Forget the 47 percent. Foreign tax havens—and investment vehicles like those the GOP candidate established at Bain Capital—are robbing world treasuries of billions.
Major Banks Help Clients Hide Trillions in Offshore Tax Havens
Published on Aug 3, 2012 by TheRealNews
James Henry of Tax Justice Network: US media and politicians mostly ignore massive untaxed wealth that big banks help rich move to tax havens.
Well, when you look at the distribution of wealth here that’s offshore, we think there’s no more than about 10 million people that really account for about 83 percent of the $21 trillion that is at a minimum offshore. And that’s pretty concentrated. The top 100 are multibillionaires. They account for about 8.1 percent of the total. The next 2,900, billionaires with an average wealth of $1.4 billion, account for another 7 percent of it. So that’s about 3,000 people that already are owning nearly 15 percent of the world’s financial wealth.
And then we have—the next step in the ladder is the sort of ultra high net worth crowd, which are—their average wealth is on the order of $58 million, and there’s about 117,000 of them in the world. And then, finally, there’s another fortunate few, who are about 9.9 million, whose average wealth is on the order of $6.3 million, and they account for about 60 percent of this. So 82 percent of the world’s wealth, then, when you add all this up, is—of the offshore wealth is owned by about 0.14 percent of the world’s population.
So if you look at it from the standpoint of who’s actually benefiting from this industry, you know, it’s a tiny share of the global population. And that group has—in terms of global wealth, which is about $231 trillion, they own about a third of all that global wealth. And so that’s a—you know, 0.14 percent is a tiny fraction owning that much wealth.
James Henry, a former chief economist at McKinsey & Co., describes offshore tax havens like the “bar scene in Star Wars.” He explains, “Dictators and kleptocrats used them to conceal stolen loot. Arms dealers and drug dealers use them to launder their deals. Google and Apple and Pfizer use them to park their intellectual property and pay themselves tax-free royalties. Banks use them to park lousy loans and stash the offshore accounts and assets under management of their wealthy individual clients, many of which are paying zero taxes back home…And so on.”
Romney has investments in a number of well known tax havens, including Ireland, Luxembourg, the Cayman Islands, and Bermuda. Until 2010, he held a few million in the Swiss bank UBS, which in 2009 was forced to pay the US $780 million in fines and penalties for helping more than 17,000 Americans commit tax fraud by hiding as much as $20 billion overseas.

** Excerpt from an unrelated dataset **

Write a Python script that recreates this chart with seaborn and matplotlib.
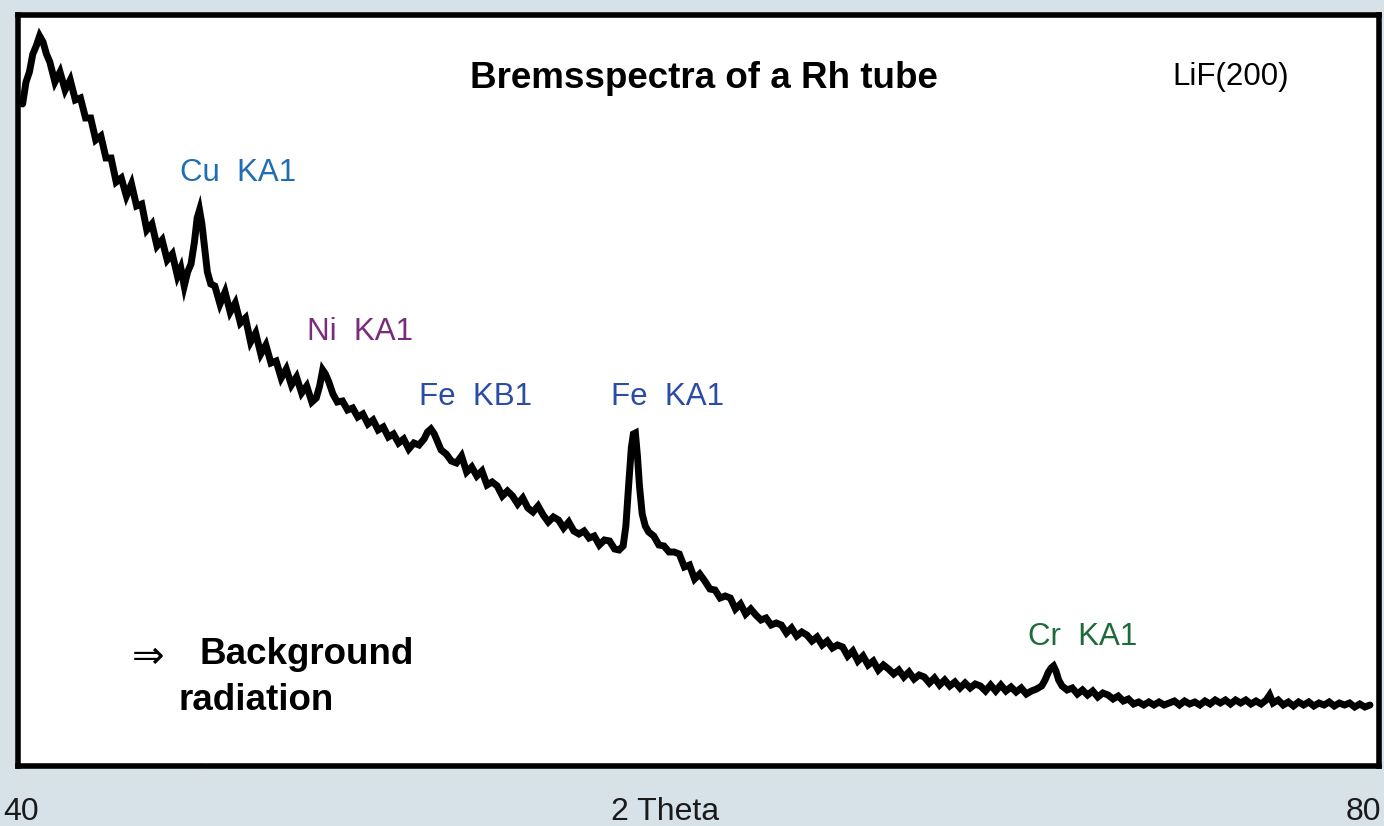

The total value of Romney’s offshore investments is unknown, but his tax returns have revealed that he has at least $30 million invested in the Cayman Islands, in at least 12 different Bain Capital funds. When pressed about the relationship between his offshore investments and his low tax rate (he paid 14.1 percent on $13 million in income, according to his 2011 tax return), Romney has largely declined to answer questions about his overseas holdings other than to say, “I pay all the taxes that are legally required, not a dollar more.” Romney has also denied getting tax benefits from his offshore accounts. He told Fox News, “[T]here was no reduction, not one dollar reduction in taxes by virtue of having an account in Switzerland or a Cayman Islands investment. The dollars of taxes remained exactly the same. There was no tax savings at all.”
Similarly, a Romney campaign spokeswoman told Mother Jones that Romney’s foreign investments “are taxed in the very same way they would be if the shares were held in the US rather than through a Cayman fund. No taxes are avoided or reduced. These funds are registered with the IRS and report all income to investors and the IRS, just like domestic funds.”
Romney’s assertion that his offshore investments have not reduced his tax bill has been met with skepticism by tax experts.